*Task goal*:
Extract the lines from the start through the line that holds "import plotly.graph_objects as go", both included, omitting all images.

Source data

[start]

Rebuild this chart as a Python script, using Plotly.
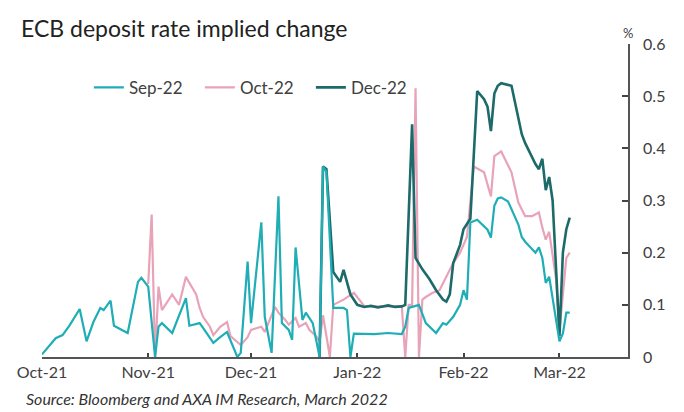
import plotly.graph_objects as go

# ---- data ----
sep_dates = ["2021-10-01","2021-10-03","2021-10-05","2021-10-07","2021-10-09","2021-10-12","2021-10-14","2021-10-16",
             "2021-10-18","2021-10-19","2021-10-20","2021-10-21","2021-10-22","2021-10-26","2021-10-29","2021-10-30",
             "2021-11-01","2021-11-03","2021-11-04","2021-11-05","2021-11-08","2021-11-10","2021-11-12","2021-11-13",
             "2021-11-16","2021-11-17","2021-11-20","2021-11-22","2021-11-24","2021-11-27","2021-11-28","2021-11-30",
             "2021-12-01","2021-12-04","2021-12-05","2021-12-07","2021-12-09","2021-12-10","2021-12-12","2021-12-13",
             "2021-12-14","2021-12-16","2021-12-17","2021-12-19","2021-12-20","2021-12-21","2021-12-22","2021-12-23",
             "2021-12-25","2021-12-28","2021-12-29","2021-12-30","2021-12-31","2022-01-03","2022-01-06","2022-01-10",
             "2022-01-14","2022-01-15","2022-01-16","2022-01-19","2022-01-21","2022-01-24","2022-01-26","2022-01-27",
             "2022-01-29","2022-01-31","2022-02-01","2022-02-02","2022-02-03","2022-02-05","2022-02-08","2022-02-09",
             "2022-02-10","2022-02-11","2022-02-12","2022-02-14","2022-02-15","2022-02-17","2022-02-18","2022-02-19",
             "2022-02-22","2022-02-23","2022-02-24","2022-02-25","2022-02-26","2022-02-27","2022-03-01","2022-03-02",
             "2022-03-03","2022-03-04"]
sep_vals = [0.005,0.02,0.036,0.042,0.06,0.092,0.03,0.067,
            0.094,0.09,0.1,0.108,0.06,0.046,0.144,0.152,
            0.135,0.0,0.058,0.065,0.046,0.08,0.113,0.06,
            0.065,0.056,0.027,0.038,0.048,0.0,0.008,0.183,
            0.065,0.258,0.077,0.008,0.308,0.065,0.052,0.033,
            0.21,0.071,0.085,0.065,0.033,0.0,0.365,0.355,
            0.094,0.094,0.09,0.0,0.045,0.045,0.044,0.046,
            0.044,0.058,0.094,0.1,0.065,0.046,0.065,0.062,
            0.077,0.1,0.128,0.11,0.258,0.263,0.244,0.229,
            0.29,0.304,0.306,0.298,0.283,0.254,0.23,0.221,
            0.2,0.21,0.19,0.142,0.154,0.11,0.03,0.045,
            0.085,0.085]

oct_dates = ["2021-11-01","2021-11-02","2021-11-03","2021-11-04","2021-11-05","2021-11-08","2021-11-10","2021-11-12",
             "2021-11-13","2021-11-15","2021-11-16","2021-11-17","2021-11-19","2021-11-20","2021-11-22","2021-11-24",
             "2021-11-25","2021-11-28","2021-11-30","2021-12-01","2021-12-04","2021-12-05","2021-12-08","2021-12-09",
             "2021-12-11","2021-12-12","2021-12-14","2021-12-15","2021-12-17","2021-12-18","2021-12-20","2021-12-21",
             "2021-12-22","2021-12-24","2021-12-25","2021-12-28","2021-12-31","2022-01-03","2022-01-07","2022-01-14",
             "2022-01-15","2022-01-16","2022-01-17","2022-01-18","2022-01-19","2022-01-20","2022-01-21","2022-01-23",
             "2022-01-25","2022-01-27","2022-01-29","2022-01-31","2022-02-02","2022-02-04","2022-02-07","2022-02-09",
             "2022-02-10","2022-02-12","2022-02-15","2022-02-17","2022-02-19","2022-02-21","2022-02-23","2022-02-24",
             "2022-02-25","2022-02-26","2022-02-28","2022-03-01","2022-03-02","2022-03-03","2022-03-04"]
oct_vals = [0.14,0.273,0.0,0.135,0.09,0.12,0.1,0.154,
            0.142,0.12,0.094,0.077,0.058,0.042,0.058,0.067,
            0.04,0.023,0.038,0.052,0.058,0.048,0.096,0.085,
            0.071,0.062,0.075,0.058,0.065,0.052,0.04,0.03,
            0.08,0.0,0.1,0.11,0.123,0.098,0.097,0.097,
            0.0,0.1,0.1,0.515,0.0,0.11,0.115,0.123,
            0.128,0.154,0.18,0.2,0.23,0.365,0.354,0.308,
            0.385,0.394,0.354,0.296,0.27,0.27,0.277,0.248,
            0.225,0.24,0.15,0.05,0.12,0.19,0.2]

dec_dates = ["2021-12-21","2021-12-22","2021-12-23","2021-12-25","2021-12-27","2021-12-28","2021-12-30","2022-01-01",
             "2022-01-03","2022-01-05","2022-01-07","2022-01-10","2022-01-12","2022-01-14","2022-01-15","2022-01-17",
             "2022-01-18","2022-01-20","2022-01-22","2022-01-24","2022-01-26","2022-01-27","2022-01-28","2022-01-29",
             "2022-01-31","2022-02-01","2022-02-02","2022-02-03","2022-02-05","2022-02-07","2022-02-08","2022-02-09",
             "2022-02-10","2022-02-11","2022-02-12","2022-02-15","2022-02-18","2022-02-19","2022-02-22","2022-02-23",
             "2022-02-24","2022-02-25","2022-02-26","2022-02-27","2022-03-01","2022-03-02","2022-03-03","2022-03-04"]
dec_vals = [0.0,0.365,0.36,0.163,0.144,0.167,0.12,0.1,
            0.096,0.098,0.095,0.099,0.096,0.097,0.1,0.446,
            0.19,0.168,0.15,0.128,0.11,0.106,0.12,0.18,
            0.215,0.245,0.255,0.265,0.51,0.494,0.48,0.433,
            0.505,0.52,0.525,0.52,0.427,0.41,0.37,0.36,
            0.38,0.32,0.345,0.3,0.04,0.2,0.245,0.267]

series_names = ["Sep-22", "Oct-22", "Dec-22"]
colors = {"Sep-22": "#1fadb6", "Oct-22": "#e9a3b8", "Dec-22": "#1d6a6a"}

FONT = "Lato"
GREY = "#404040"

fig = go.Figure()
# draw order: Oct (bottom), Dec, Sep (top); legend order by legendrank
fig.add_trace(go.Scatter(x=oct_dates, y=oct_vals, name="Oct-22", mode="lines",
                         line=dict(color=colors["Oct-22"], width=2.2), legendrank=2))
fig.add_trace(go.Scatter(x=dec_dates, y=dec_vals, name="Dec-22", mode="lines",
                         line=dict(color=colors["Dec-22"], width=2.6), legendrank=3))
fig.add_trace(go.Scatter(x=sep_dates, y=sep_vals, name="Sep-22", mode="lines",
                         line=dict(color=colors["Sep-22"], width=2.2), legendrank=1))

fig.update_layout(
    width=684, height=412,
    margin=dict(l=42, r=56, t=44, b=55),
    paper_bgcolor="white", plot_bgcolor="white",
    font=dict(family=FONT, color=GREY, size=14),
    title=dict(text="ECB deposit rate implied change", x=21/684, xanchor="left",
               xref="container", y=1-29/412, yanchor="middle", yref="container",
               font=dict(family=FONT, size=23, color="#222222")),
    showlegend=True,
    legend=dict(orientation="h", x=0.08, xanchor="left", y=0.86, yanchor="middle",
                font=dict(family=FONT, size=17, color=GREY), bgcolor="rgba(0,0,0,0)",
                traceorder="normal", itemwidth=30,
                entrywidth=66, entrywidthmode="pixels"),
    xaxis=dict(type="date", range=["2021-10-01", "2022-03-21"],
               tick0="2021-10-01", dtick="M1", tickformat="%b-%y",
               ticks="inside", ticklen=4, tickcolor="#444", tickwidth=1.5,
               showline=True, linecolor="#555555", linewidth=1.8,
               showgrid=False, zeroline=False, automargin=False,
               tickfont=dict(family=FONT, size=16, color=GREY)),
    yaxis=dict(side="right", range=[0, 0.6], dtick=0.1, tick0=0,
               ticks="inside", ticklen=6, tickcolor="#444", tickwidth=1.5,
               showline=True, linecolor="#555555", linewidth=1.8,
               showgrid=False, zeroline=False, ticklabelstandoff=10, automargin=False,
               tickfont=dict(family=FONT, size=16, color=GREY)),
)

fig.add_annotation(text="%", xref="paper", yref="paper", x=1, y=1.035,
                   xanchor="center", yanchor="middle", showarrow=False,
                   font=dict(family=FONT, size=13, color=GREY))
fig.add_annotation(text="<i>Source: Bloomberg and AXA IM Research, March 2022</i>",
                   xref="paper", yref="paper", x=(24-42)/586, y=(357-398)/313,
                   xanchor="left", yanchor="middle", showarrow=False,
                   font=dict(family=FONT, size=16, color="#333333"))

fig.write_html("out.html", config={"displayModeBar": False},
               post_script="document.body.style.margin='0';")
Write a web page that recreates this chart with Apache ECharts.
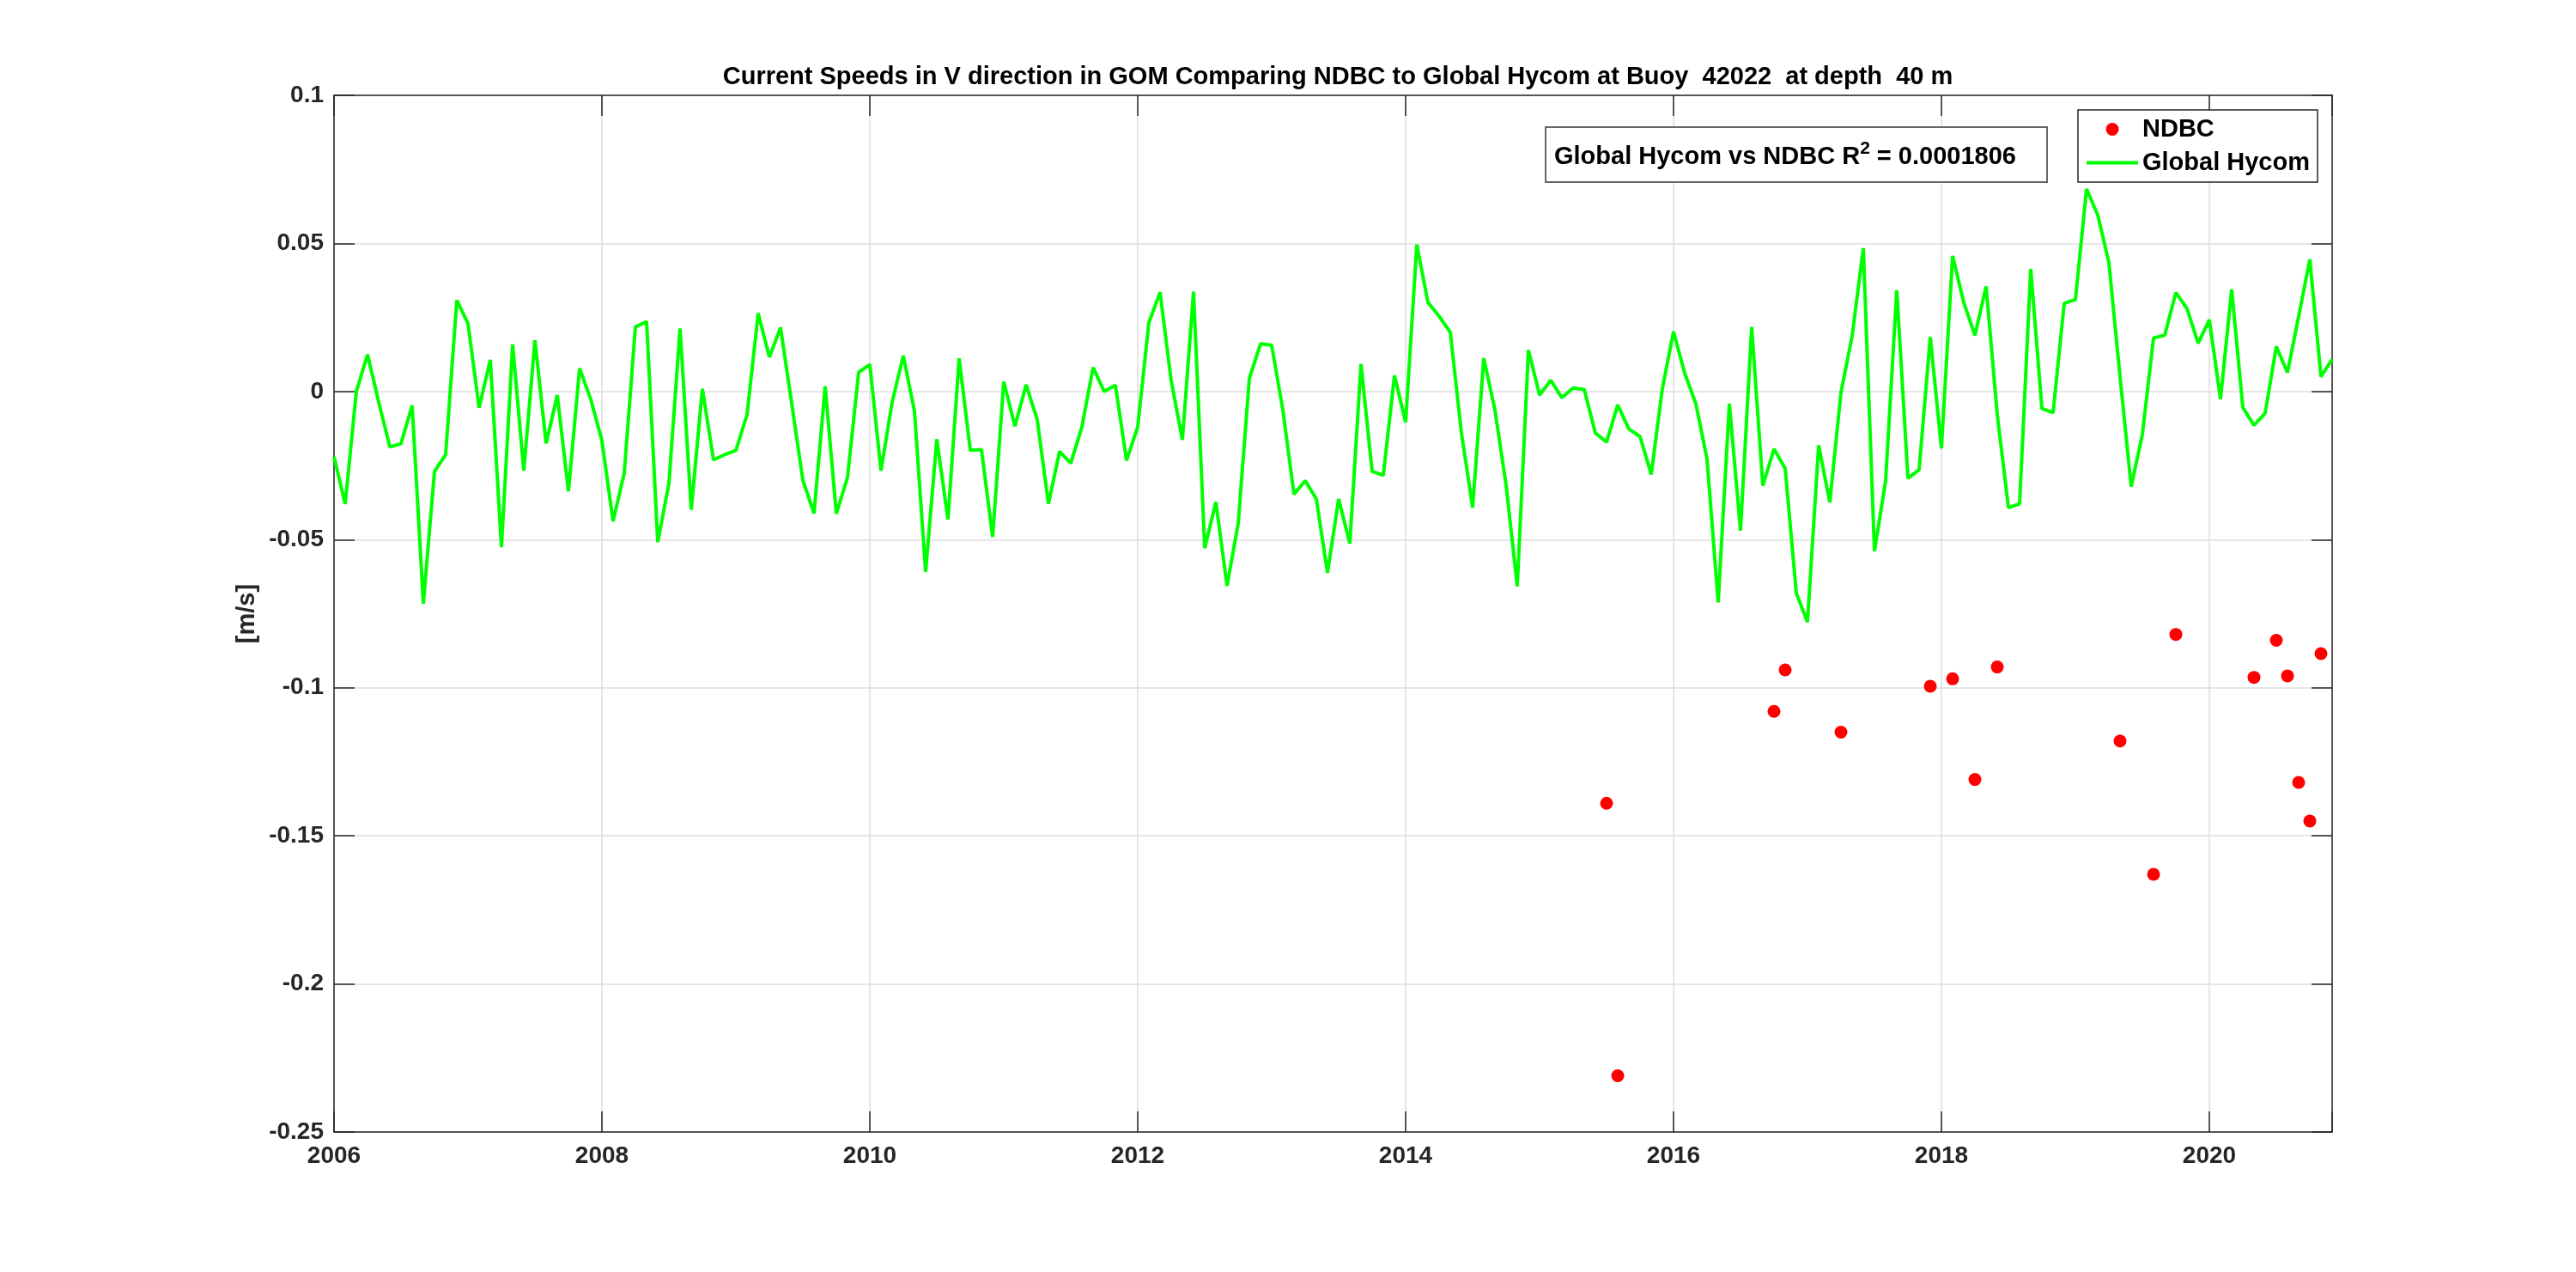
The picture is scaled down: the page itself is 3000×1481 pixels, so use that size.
<!DOCTYPE html>
<html>
<head>
<meta charset="utf-8">
<script src="https://cdn.jsdelivr.net/npm/echarts@6/dist/echarts.min.js"></script>
<style>html,body{margin:0;padding:0;background:#fff;}#c{width:3000px;height:1481px;}</style>
</head>
<body>
<div id="c"></div>
<script>
// Global Hycom monthly V-current series, starting Jan 2006
const hycomStartYear = 2006;
const hycomV = [
 -0.022,-0.038,0.0,0.0125,-0.0035,-0.0187,-0.0176,-0.0047,-0.0716,-0.027,-0.0213,0.0308,
 0.023,-0.0055,0.0107,-0.0526,0.0159,-0.0267,0.0173,-0.0175,-0.0012,-0.0337,0.0078,-0.0026,
 -0.0166,-0.0438,-0.0275,0.0218,0.0236,-0.0508,-0.0311,0.0213,-0.0399,0.0009,-0.0231,-0.0213,
 -0.0199,-0.0078,0.0264,0.0116,0.0216,-0.004,-0.0299,-0.0412,0.0018,-0.0413,-0.029,0.0065,
 0.0091,-0.0267,-0.0036,0.0121,-0.0067,-0.0609,-0.0161,-0.0432,0.0112,-0.0198,-0.0196,-0.0491,
 0.0033,-0.0117,0.0023,-0.0096,-0.0379,-0.0202,-0.0242,-0.0119,0.0081,0.0,0.0021,-0.0233,
 -0.0119,0.0233,0.0335,0.0036,-0.0163,0.0337,-0.0529,-0.0373,-0.0656,-0.0446,0.0044,0.0161,
 0.0156,-0.0062,-0.0347,-0.0301,-0.0363,-0.0612,-0.0363,-0.0513,0.0093,-0.027,-0.0283,0.0054,
 -0.0104,0.0496,0.0301,0.0254,0.02,-0.014,-0.0392,0.0112,-0.0062,-0.0316,-0.0658,0.014,
 -0.0012,0.0038,-0.0021,0.0012,0.0007,-0.014,-0.0171,-0.0045,-0.0127,-0.0152,-0.028,0.001,
 0.0202,0.0062,-0.0041,-0.0228,-0.0712,-0.0041,-0.047,0.0218,-0.0318,-0.0194,-0.0259,-0.0681,
 -0.0778,-0.0181,-0.0374,-0.0003,0.0187,0.0484,-0.0539,-0.0301,0.0342,-0.0293,-0.0264,0.0184,
 -0.0192,0.0458,0.0301,0.0189,0.0355,-0.0078,-0.0392,-0.0379,0.0414,-0.0057,-0.0071,0.0298,
 0.031,0.0684,0.0596,0.0436,0.005,-0.0321,-0.0145,0.0181,0.019,0.0334,0.028,0.0163,
 0.0242,-0.0026,0.0345,-0.0054,-0.0114,-0.0073,0.0152,0.0064,0.0254,0.0446,0.005,0.0109
];
// NDBC observations (year-month)
const ndbcMonths = ['2015-07','2015-08','2016-10','2016-11','2017-04','2017-12','2018-02','2018-04','2018-06',
  '2019-05','2019-08','2019-10','2020-05','2020-07','2020-08','2020-09','2020-10','2020-11'];
const ndbcV = [-0.139,-0.231,-0.108,-0.094,-0.115,-0.0995,-0.097,-0.131,-0.093,
  -0.118,-0.163,-0.082,-0.0965,-0.084,-0.096,-0.132,-0.145,-0.0885];
const yTicks = { min: -0.25, max: 0.1, step: 0.05 };
const xTicks = { min: 2006, step: 2 };

const monthToYear = s => { const [y, m] = s.split('-').map(Number); return y + (m - 1) / 12; };
const hycomData = hycomV.map((v, i) => [hycomStartYear + i / 12, v]);
const ndbcData = ndbcV.map((v, i) => [monthToYear(ndbcMonths[i]), v]);
const xMax = hycomStartYear + (hycomV.length - 1) / 12;

const FONT = "'Liberation Sans', Arial, Helvetica, sans-serif";
const AX = '#262626';
const axisCommon = {
  axisLine: { show: true, onZero: false, lineStyle: { color: AX, width: 1.5 } },
  axisTick: { show: true, inside: true, length: 24, lineStyle: { color: AX, width: 1.5 } }
};

const chart = echarts.init(document.getElementById('c'), null, { renderer: 'canvas' });
chart.setOption({
  animation: false,
  backgroundColor: '#fff',
  title: [
    {
      text: 'Current Speeds in V direction in GOM Comparing NDBC to Global Hycom at Buoy  42022  at depth  40 m',
      left: 1558, top: 75, textAlign: 'center', padding: 0,
      textStyle: { fontFamily: FONT, fontSize: 29, fontWeight: 'bold', color: '#000' }
    },
    {
      text: '{a|Global Hycom vs NDBC R}{s|2}{a| = 0.0001806}',
      left: 1800, top: 148,
      padding: [15, 36, 15, 10],
      borderColor: '#666', borderWidth: 2, backgroundColor: '#fff',
      textStyle: {
        fontFamily: FONT,
        rich: {
          a: { fontFamily: FONT, fontSize: 29, fontWeight: 'bold', color: '#000', lineHeight: 40 },
          s: { fontFamily: FONT, fontSize: 21, fontWeight: 'bold', color: '#000', lineHeight: 14, verticalAlign: 'top' }
        }
      }
    }
  ],
  legend: {
    orient: 'vertical', left: 2420, top: 128,
    padding: [8, 9, 8, 10], itemGap: 10, itemWidth: 60, itemHeight: 15,
    borderColor: AX, borderWidth: 1.5, backgroundColor: '#fff',
    textStyle: { fontFamily: FONT, fontSize: 29, fontWeight: 'bold', color: '#000' },
    data: [
      { name: 'NDBC', icon: 'circle', itemStyle: { color: '#ff0000', opacity: 1 } },
      { name: 'Global Hycom', icon: 'path://M0,0h60v4h-60z', itemStyle: { color: '#00ff00', opacity: 1 } }
    ]
  },
  grid: { left: 389, right: 284, top: 111, bottom: 163, containLabel: false },
  xAxis: [
    Object.assign({
      type: 'value', min: xTicks.min, max: xMax, interval: xTicks.step, position: 'bottom',
      axisLabel: {
        fontFamily: FONT, fontSize: 28, fontWeight: 'bold', color: AX, margin: 14,
        formatter: v => (Math.abs(v - Math.round(v)) < 1e-6 ? String(Math.round(v)) : '')
      },
      splitLine: { show: true, lineStyle: { color: '#dedede', width: 1.5 } }
    }, axisCommon),
    Object.assign({
      type: 'value', min: xTicks.min, max: xMax, interval: xTicks.step, position: 'top',
      axisLabel: { show: false }, splitLine: { show: false }
    }, axisCommon)
  ],
  yAxis: [
    Object.assign({
      type: 'value', min: yTicks.min, max: yTicks.max, interval: yTicks.step, position: 'left',
      name: '[m/s]', nameLocation: 'middle', nameGap: 86, nameRotate: 90,
      nameTextStyle: { fontFamily: FONT, fontSize: 29, fontWeight: 'bold', color: AX },
      axisLabel: {
        fontFamily: FONT, fontSize: 28, fontWeight: 'bold', color: AX, margin: 12,
        formatter: v => String(Math.round(v * 100) / 100)
      },
      splitLine: { show: true, lineStyle: { color: '#dedede', width: 1.5 } }
    }, axisCommon),
    Object.assign({
      type: 'value', min: yTicks.min, max: yTicks.max, interval: yTicks.step, position: 'right',
      axisLabel: { show: false }, splitLine: { show: false }
    }, axisCommon)
  ],
  series: [
    {
      name: 'NDBC', type: 'scatter', xAxisIndex: 0, yAxisIndex: 0,
      data: ndbcData, symbol: 'circle', symbolSize: 15,
      itemStyle: { color: '#ff0000', opacity: 1 }, z: 3
    },
    {
      name: 'Global Hycom', type: 'line', xAxisIndex: 0, yAxisIndex: 0,
      data: hycomData, symbol: 'none', showSymbol: false,
      lineStyle: { color: '#00ff00', width: 4 }, itemStyle: { color: '#00ff00' }, z: 2
    }
  ]
});
</script>
</body>
</html>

[end]

*Answer to this task*:
Rebuild this chart as a Python script, using Plotly.
import plotly.graph_objects as go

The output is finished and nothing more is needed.